O Presidente da República considera que no atual Governo houve um adiamento das reformas estruturais, do que resultou ter-se chegado a 2019 a debater “de afogadilho” questões que podiam teoricamente ter ocorrido mais cedo.
Em entrevista à Lusa por ocasião do terceiro aniversário da sua eleição, Marcelo Rebelo de Sousa explica que esse adiamento resultou, em parte, porque as reformas eram vistas pelo Governo como mudanças progressivas e graduais e, em parte, porque a conjuntura a isso o obrigou.
“Chegamos a 2019 e é por isso que no final da legislatura estão pendentes os debates sobre a transparência do sistema político, que durou uma legislatura”, afirma. De facto, sublinha, “chegamos a esta fase de afogadilho quanto a debates que teoricamente podiam ter sido feitos mais cedo”.
Para Marcelo Rebelo de Sousa, a questão das reformas estruturais colocou-se sobretudo a partir de 2018, porque 2016 foi um ano de “sarar feridas” na sociedade portuguesa, de resolver o problema bancário e a questão orçamental com a Europa, e 2017 o das “tragédias dos incêndios e de Tancos”.
“As tragédias trouxeram o regresso de questões políticas e financeiras muito pesadas ao Governo, porque eram precisos novos recursos para o repensar da política florestal, para a aposta na prevenção e na resposta àquele tipo de tragédias, tudo num momento já muito avançado de elaboração do orçamento para 2018”, afirma o Presidente.
Quando se chega a 2018, destaca Marcelo Rebelo de Sousa, numa altura em que “parecia haver uma nova acalmia” e em que a ideia seria “começar a equacionar certas reformas estruturais” – que não a segurança social, ressalva – “mas porventura a justiça e a saúde (…) as expectativas suscitadas em muitos setores, o começo da campanha eleitoral muito cedo e a subida da conflitualidade social deram um segundo semestre muito agitado”.
“Portanto, de alguma forma, aquilo que se discutia quanto a reformas estruturais, os grandes debates sobre a saúde, educação, justiça, ou a reforma do Estado ou a segurança social ficaram um bocadinho entre parêntesis”, diz.
Visita ao Seixal?
Nesta mesma entrevista, Marcelo admitiu a possibilidade de ir ao bairro da Jamaica, no Seixal, onde se registaram os incidentes violentos com a polícia no passado domingo.

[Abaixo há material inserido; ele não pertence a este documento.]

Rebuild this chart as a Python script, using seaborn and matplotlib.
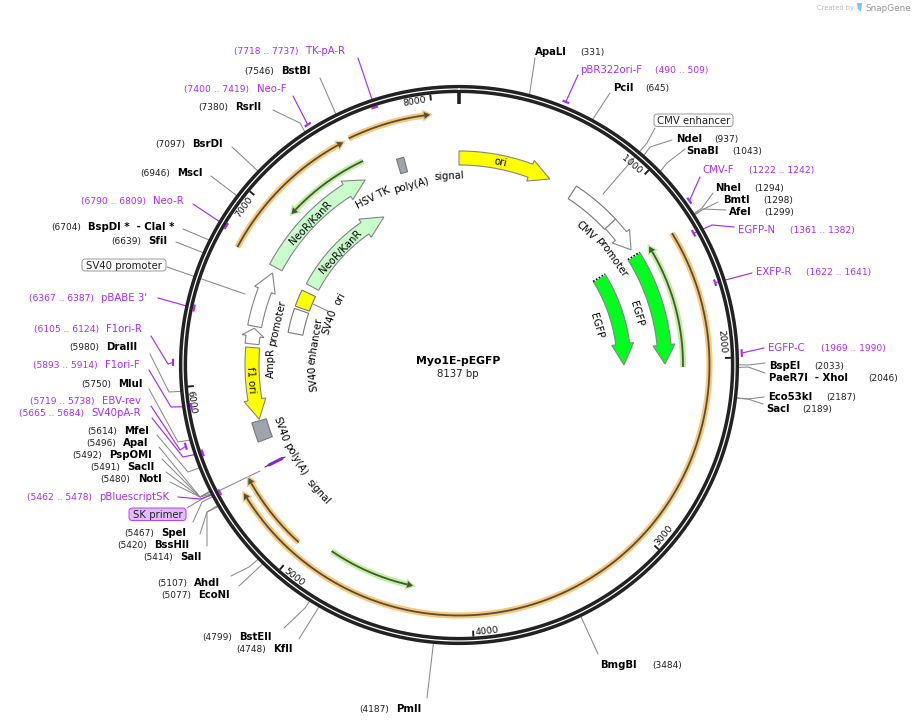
import numpy as np
import seaborn as sns
import matplotlib.pyplot as plt
from matplotlib.patches import FancyBboxPatch

plasmid_name = "Myo1E-pEGFP"
plasmid_bp = 8137
tick_bp = [1000, 2000, 3000, 4000, 5000, 6000, 7000, 8000]

# restriction sites
site_names = ["ApaLI", "PciI", "NdeI", "SnaBI", "NheI", "BmtI", "AfeI", "BspEI", "PaeR7I  - XhoI",
              "Eco53kI", "SacI", "BmgBI", "PmlI", "KflI", "BstEII", "EcoNI", "AhdI", "SalI", "BssHII",
              "SpeI", "NotI", "SacII", "PspOMI", "ApaI", "MfeI", "MluI", "DraIII", "SfiI",
              "BspDI *  - ClaI *", "MscI", "BsrDI", "RsrII", "BstBI"]
site_bp = [331, 645, 937, 1043, 1294, 1298, 1299, 2033, 2046,
           2187, 2189, 3484, 4187, 4748, 4799, 5077, 5107, 5414, 5420,
           5467, 5480, 5491, 5492, 5496, 5614, 5750, 5980, 6639,
           6704, 6946, 7097, 7380, 7546]

# primers
primer_names = ["pBR322ori-F", "CMV-F", "EGFP-N", "EXFP-R", "EGFP-C", "pBluescriptSK", "SV40pA-R", "EBV-rev",
                "F1ori-F", "F1ori-R", "pBABE 3'", "Neo-R", "Neo-F", "TK-pA-R"]
primer_start = [490, 1222, 1361, 1622, 1969, 5462, 5665, 5719, 5893, 6105, 6367, 6790, 7400, 7718]
primer_end = [509, 1242, 1382, 1641, 1990, 5478, 5684, 5738, 5914, 6124, 6387, 6809, 7419, 7737]

# directional features
arrow_names = ["ori", "CMV promoter", "EGFP", "EGFP", "NeoR/KanR", "NeoR/KanR", "SV40 promoter", "AmpR promoter", "f1 ori"]
arrow_start = [0, 1063, 1312, 1313, 6736, 6736, 6345, 6234, 6212]
arrow_end = [588, 1270, 2028, 2034, 7529, 7529, 6697, 6333, 5759]

# plain boxes
box_names = ["CMV enhancer", "SV40 enhancer", "SV40 ori", "SV40 poly(A) signal", "HSV TK poly(A) signal"]
box_start = [752, 6347, 6550, 5628, 7755]
box_end = [1063, 6532, 6679, 5750, 7800]

# open reading frames
orf_start = [1316, 5020, 6736, 7550, 2046, 4846, 7568]
orf_end = [5407, 5465, 7516, 7988, 1312, 4334, 7052]
orf_kind = ["orange", "orange", "orange", "orange", "green", "green", "green"]

# ---- layout, all in pixels of the 914x725 picture ----
CX, CY = 459, 365
PURPLE = "#a82cfb"
LEADER = "#8a8a8a"
DARK = "#222222"

arrow_radius = [207, 207, 206, 165, 207.5, 166, 208, 208, 207]
arrow_head = [21, 17, 19, 21, 21, 22, 19, 8, 20]
arrow_color = ["#ffff00", "white", "#00ff21", "#00ff21", "#c9fccb", "#c9fccb", "white", "white", "#ffff00"]
box_radius = [206.5, 166.5, 166.5, 207.5, 207.5]
box_color = ["white", "white", "#ffff00", "#9fa5af", "#9fa5af"]
orf_radius = [250.5, 239, 251, 252, 224, 225.5, 225.5]
orf_colors = {"orange": "#fdc672", "green": "#b9f598"}

tick_text_xy = [(631.5, 164.5), (722, 341), (664, 535), (487, 631), (294, 577), (191.5, 402), (244, 207), (415, 102)]

# name left edge, coordinate anchor, y, leader points from label towards the ring
site_layout = [
    (535, 580, 51, [(535, 58)]),
    (613, 645, 87, [(610, 93)]),
    (676, 714, 138, [(672, 140), (650, 147)]),
    (686, 732, 150, [(685, 149), (667, 163)]),
    (715, 754, 187, [(713, 193), (702, 208)]),
    (723, 763, 199, [(718, 202), (702, 210)]),
    (729, 764, 211, [(726, 210), (703, 209)]),
    (769, 814, 365, [(765, 363), (748, 365)]),
    (769, 868, 377, [(765, 373), (748, 367)]),
    (768, 826, 396, [(764, 397), (748, 399)]),
    (766, 802, 408, [(763, 404), (748, 399)]),
    (600, 652, 664, [(598, 654)]),
    (396, 389, 708, [(427, 698)]),
    (273, 266, 648, [(299, 639)]),
    (239, 232, 636, [(284, 628), (305, 608)]),
    (198, 191, 594, [(239, 586)]),
    (194, 187, 582, [(231, 576), (249, 567)]),
    (180, 173, 556, [(207, 546), (207, 512)]),
    (154, 147, 544, [(200, 534), (207, 512)]),
    (161, 154, 532, [(193, 522), (202, 502)]),
    (138, 130, 478, [(170, 482), (200, 497)]),
    (127, 120, 466, [(166, 472), (200, 497)]),
    (109, 102, 454, [(162, 459), (200, 497)]),
    (123, 116, 442, [(159, 447), (200, 497)]),
    (124, 117, 430, [(157, 435), (188, 472)]),
    (118, 111, 383, [(149, 389), (178, 442)]),
    (106, 99, 346, [(150, 354), (169, 392)]),
    (148, 141, 240, [(176, 242)]),
    (88, 81, 226, [(183, 229)]),
    (177, 170, 172, [(211, 176)]),
    (192, 185, 143, [(232, 147)]),
    (235, 228, 106, [(273, 110), (300, 123)]),
    (281, 274, 70, [(320, 78)]),
]
primer_layout = [
    (580, 655, 69, [(578, 75)]),
    (702, 749, 169, [(700, 177), (692, 195)]),
    (738, 790, 229, [(734, 227), (712, 225)]),
    (756, 806, 271, [(752, 273)]),
    (768, 821, 347, [(764, 348)]),
    (99, 92, 496, [(178, 497), (200, 499)]),
    (91, 84, 412, [(152, 418), (183, 457)]),
    (102, 95, 400, [(151, 406), (180, 450)]),
    (105, 98, 364, [(149, 370), (171, 407)]),
    (106, 99, 328, [(151, 336), (168, 364)]),
    (101, 94, 297, [(158, 298)]),
    (153, 146, 200, [(193, 204)]),
    (257, 249, 88, [(293, 96)]),
    (306, 299, 50, [(358, 58)]),
]
# primers sitting outside the ring have the larger radius
primer_radius = [284, 283, 269, 269, 283, 271, 271, 285, 271, 286, 271, 271, 284, 271]

# word, centre x, centre y, read against the ring direction
curved_words = [("ori", 500.5, 162.5, False), ("CMV", 586, 230.5, False), ("promoter", 611.5, 257.5, False),
                ("EGFP", 636.5, 314, False), ("EGFP", 596.5, 326, False),
                ("NeoR/KanR", 311, 223, False), ("NeoR/KanR", 340.5, 252, False), ("HSV TK", 373, 198, False),
                ("poly(A)", 411, 185, False), ("signal", 449, 176, False), ("AmpR", 271.5, 362.5, False),
                ("promoter", 277, 323, False), ("SV40", 313, 378.5, True), ("enhancer", 315, 341, False),
                ("SV40", 329.5, 322, False), ("ori", 340, 299, False), ("f1 ori", 251, 380, False),
                ("SV40", 280.5, 429, False), ("poly(A)", 295, 459, False), ("signal", 318, 492, False)]

# text, left, top, width, height, fill, edge
boxed_labels = [("SV40 promoter", 82, 259, 84, 12, "white", "#888888"),
                ("CMV enhancer", 654, 114, 79, 12.5, "white", "#888888"),
                ("SK primer", 129, 508, 57, 12.5, "#e2bcff", PURPLE)]


def bp_xy(bp, r):
    t = 2 * np.pi * np.asarray(bp, dtype=float) / plasmid_bp
    return CX + r * np.sin(t), CY - r * np.cos(t)


def arc(bp0, bp1, r, n=80):
    return bp_xy(np.linspace(bp0, bp1, n), r)


def px_to_bp(px, r):
    return px / r * plasmid_bp / (2 * np.pi)


def draw_arrow(start, end, r, head_px, color, body=7, head=11):
    sign = 1 if end > start else -1
    neck = end - sign * px_to_bp(head_px, r)
    x1, y1 = arc(start, neck, r + body)
    x2, y2 = arc(neck, start, r - body)
    hx0, hy0 = bp_xy(neck, r + head)
    hx1, hy1 = bp_xy(end, r)
    hx2, hy2 = bp_xy(neck, r - head)
    xs = np.r_[x1, hx0, hx1, hx2, x2]
    ys = np.r_[y1, hy0, hy1, hy2, y2]
    ax.fill(xs, ys, facecolor=color, edgecolor="#858585", linewidth=0.8, zorder=3)


def draw_box(start, end, r, color, half=7.5):
    x1, y1 = arc(start, end, r + half, 20)
    x2, y2 = arc(end, start, r - half, 20)
    ax.fill(np.r_[x1, x2], np.r_[y1, y2], facecolor=color, edgecolor="#777777", linewidth=0.8, zorder=3)


def draw_orf(start, end, r, kind):
    sign = 1 if end > start else -1
    neck = end - sign * px_to_bp(6, r)
    x, y = arc(start, neck, r, 200)
    halo = orf_colors[kind]
    sns.lineplot(x=x, y=y, sort=False, estimator=None, color=halo, linewidth=4.4, ax=ax, legend=False,
                 solid_capstyle="butt", zorder=2)
    hx = [bp_xy(neck, r + 3.5)[0], bp_xy(end, r)[0], bp_xy(neck, r - 3.5)[0]]
    hy = [bp_xy(neck, r + 3.5)[1], bp_xy(end, r)[1], bp_xy(neck, r - 3.5)[1]]
    ax.fill(hx, hy, facecolor="#4f4f42", edgecolor=halo, linewidth=2.0, zorder=2, joinstyle="miter")
    ax.fill(hx, hy, facecolor="#4f4f42", edgecolor="none", zorder=3)
    sns.lineplot(x=x, y=y, sort=False, estimator=None, color="#4f4f42", linewidth=1.3, ax=ax, legend=False,
                 solid_capstyle="butt", zorder=3)


sns.set_theme(style="white")
plt.rcParams["font.family"] = ["DejaVu Sans"]

fig = plt.figure(figsize=(9.14, 7.25), dpi=100)
ax = fig.add_axes([0, 0, 1, 1])

# backbone
ring_x, ring_y = arc(0, plasmid_bp, 276, 720)
sns.lineplot(x=ring_x, y=ring_y, sort=False, estimator=None, color=DARK, linewidth=5.9, ax=ax, legend=False, zorder=4)
sns.lineplot(x=ring_x, y=ring_y, sort=False, estimator=None, color="white", linewidth=0.9, ax=ax, legend=False, zorder=4)

# ticks
for bp, (tx, ty) in zip(tick_bp, tick_text_xy):
    x0, y0 = bp_xy(bp, 272)
    x1, y1 = bp_xy(bp, 266)
    ax.plot([x0, x1], [y0, y1], color=DARK, lw=1.4, solid_capstyle="butt", zorder=4)
    theta = np.degrees(np.arctan2(tx - CX, CY - ty)) % 360
    rot = 180 - theta if 90 < theta < 270 else -theta
    ax.text(tx, ty, str(bp), fontsize=6.7, rotation=rot, rotation_mode="anchor", ha="center", va="center", color="#111111")
x0, y0 = bp_xy(0, 273)
x1, y1 = bp_xy(0, 261)
ax.plot([x0, x1], [y0, y1], color=DARK, lw=2.6, solid_capstyle="butt", zorder=4)

# orfs under the features
for s, e, r, k in zip(orf_start, orf_end, orf_radius, orf_kind):
    draw_orf(s, e, r, k)

for s, e, r, c in zip(box_start, box_end, box_radius, box_color):
    draw_box(s, e, r, c)
for s, e, r, h, c in zip(arrow_start, arrow_end, arrow_radius, arrow_head, arrow_color):
    draw_arrow(s, e, r, h, c)

# dotted stubs where EGFP is cut off
for s, r in zip(arrow_start[2:4], arrow_radius[2:4]):
    x0, y0 = bp_xy(s, r - 7)
    x1, y1 = bp_xy(s, r + 7)
    ax.plot([x0, x1], [y0, y1], color="white", lw=1.2, zorder=4)
    ax.plot([x0, x1], [y0, y1], color="black", lw=1.2, ls=(0, (1, 1)), zorder=4)

# restriction site labels
for name, bp, (nx, cx, ty, pts) in zip(site_names, site_bp, site_layout):
    ex, ey = bp_xy(bp, 278)
    xs = [p[0] for p in pts] + [ex]
    ys = [p[1] for p in pts] + [ey]
    ax.plot(xs, ys, color=LEADER, lw=0.75, zorder=1)
    ax.text(nx, ty + 1, name, fontsize=7.3, fontweight="bold", ha="left", va="center", color="black")
    ax.text(cx, ty + 1.5, f"({bp})", fontsize=6.5, ha="right" if cx < nx else "left", va="center", color="#222222")

# primers, the ring hides the middle of each leader
for name, s, e, r, (nx, cx, ty, pts) in zip(primer_names, primer_start, primer_end, primer_radius, primer_layout):
    ex, ey = bp_xy((s + e) / 2, r)
    xs = [p[0] for p in pts] + [ex]
    ys = [p[1] for p in pts] + [ey]
    ax.plot(xs, ys, color=PURPLE, lw=0.85, zorder=3.5)
    bx, by = arc(s - 7, e + 7, r, 6)
    ax.plot(bx, by, color=PURPLE, lw=1.6, solid_capstyle="butt", zorder=5)
    ax.text(nx, ty + 1, name, fontsize=7.3, ha="left", va="center", color=PURPLE)
    ax.text(cx, ty + 1.5, f"({s} .. {e})", fontsize=6.6, ha="right" if cx < nx else "left", va="center", color=PURPLE)

# feature names on the map
for word, tx, ty, against in curved_words:
    theta = np.degrees(np.arctan2(tx - CX, CY - ty)) % 360
    rot = 180 - theta if 90 < theta < 270 else -theta
    if against:
        rot += 180
    ax.text(tx, ty, word, fontsize=7.3, rotation=rot, rotation_mode="anchor", ha="center", va="center",
            color="black", zorder=6)

# leaders of the boxed labels
ax.plot([167, 245], [267, 294], color=LEADER, lw=0.75, zorder=1)
ax.plot([655, 647, 603], [128, 143, 194], color=LEADER, lw=0.75, zorder=1)
ax.plot([187, 202, 260], [508, 499, 471], color=LEADER, lw=0.75, zorder=1)
ax.plot([313, 328], [304, 311], color=LEADER, lw=0.75, zorder=1)

for text, left, top, w, h, fc, ec in boxed_labels:
    ax.add_patch(FancyBboxPatch((left, top), w, h, boxstyle="round,pad=0,rounding_size=3",
                                fc=fc, ec=ec, lw=0.6, zorder=5))
    ax.text(left + w / 2, top + h / 2 + 0.5, text, fontsize=7.3, ha="center", va="center", color="#222222", zorder=6)

# SK primer sliver
ax.plot([265, 285], [467, 457], color="#3a2a55", lw=0.8, zorder=5)
ax.plot([269, 282], [465, 458.5], color="#8a22d0", lw=2.2, solid_capstyle="round", zorder=5)

# centre title
ax.text(458, 361, plasmid_name, fontsize=7.8, fontweight="bold", ha="center", va="center", color="black")
ax.text(458, 374, f"{plasmid_bp} bp", fontsize=7.3, ha="center", va="center", color="#222222")

# watermark
ax.text(817, 8, "Created by", fontsize=4.9, ha="left", va="center", color="#bbbbbb")
ax.text(865, 8, "SnapGene", fontsize=6.4, ha="left", va="center", color="#999999")
ax.fill([857, 862, 861, 858], [3, 3, 12, 9], color="#7fc4ea", lw=0)

ax.set_xlim(0, 914)
ax.set_ylim(725, 0)
ax.set_axis_off()
fig.savefig("out.png", dpi=100, facecolor="white")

“Não é uma impossibilidade lá ir mais dia menos dia, como tenho estado em inúmeros bairros na Área Metropolitana de Lisboa e do Porto”, diz Marcelo Rebelo de Sousa, reafirmando que não se deve generalizar incidentes como o de domingo, porque há “factos singulares que merecem investigação e responsabilização, nomeadamente criminal”, que deve ser feita, “quanto mais rápido melhor”.
Na entrevista que concedeu por ocasião do terceiro aniversário da sua eleição, a 24 de janeiro de 2016, o Presidente da República recorda que estando Portugal em período eleitoral, este é um tema que “obviamente entra no debate eleitoral”, pelo que “deve estar presente primeiro uma preocupação, que nesse debate não [deve] haver generalizações”.
Lei de Bases da Saúde “fixista”
O Presidente da República rejeita uma Lei de Bases da Saúde “fixista” e que represente “o triunfo de uma conjuntura”, seja de quatro ou oito anos, contrapondo que esta deve ser “uma lei de regime”.
Marcelo considera que nesta matéria não deve haver “grande clivagem entre PS e PSD” e argumenta que a instabilidade legislativa “não é compatível com investimentos a médio e longo prazo na saúde”.
Questionado se uma lei aprovada sem o PSD tem o seu veto garantido, o chefe de Estado avisa que “não acharia muito feliz” uma lei que seja revertida noutro contexto político e manifesta “interrogação” e “curiosidade” em relação ao diploma que sairá do parlamento.
O Presidente da República quer ver se a solução “é uma realidade que busca um equilíbrio, na base de uma fórmula flexível, que seja passível de durar para além de um Governo”, ou se, pelo contrário, “é uma fórmula que representa o triunfo de uma conjuntura – seja ela quatro anos, seja oito anos – e que depois é questionada na próxima conjuntura”.
Se for a segunda opção, adverte: “Isso eu não acharia muito feliz, andarmos a ter leis no domínio da saúde que mudassem ao sabor das maiorias de cada período político”.
Marcelo Rebelo de Sousa opõe-se também a “uma solução fixista”, defendendo que deve haver um quadro legal com “flexibilidade” na forma como o Serviço Nacional de Saúde (SNS) é gerido, em função das circunstâncias e da evolução científica e tecnológica.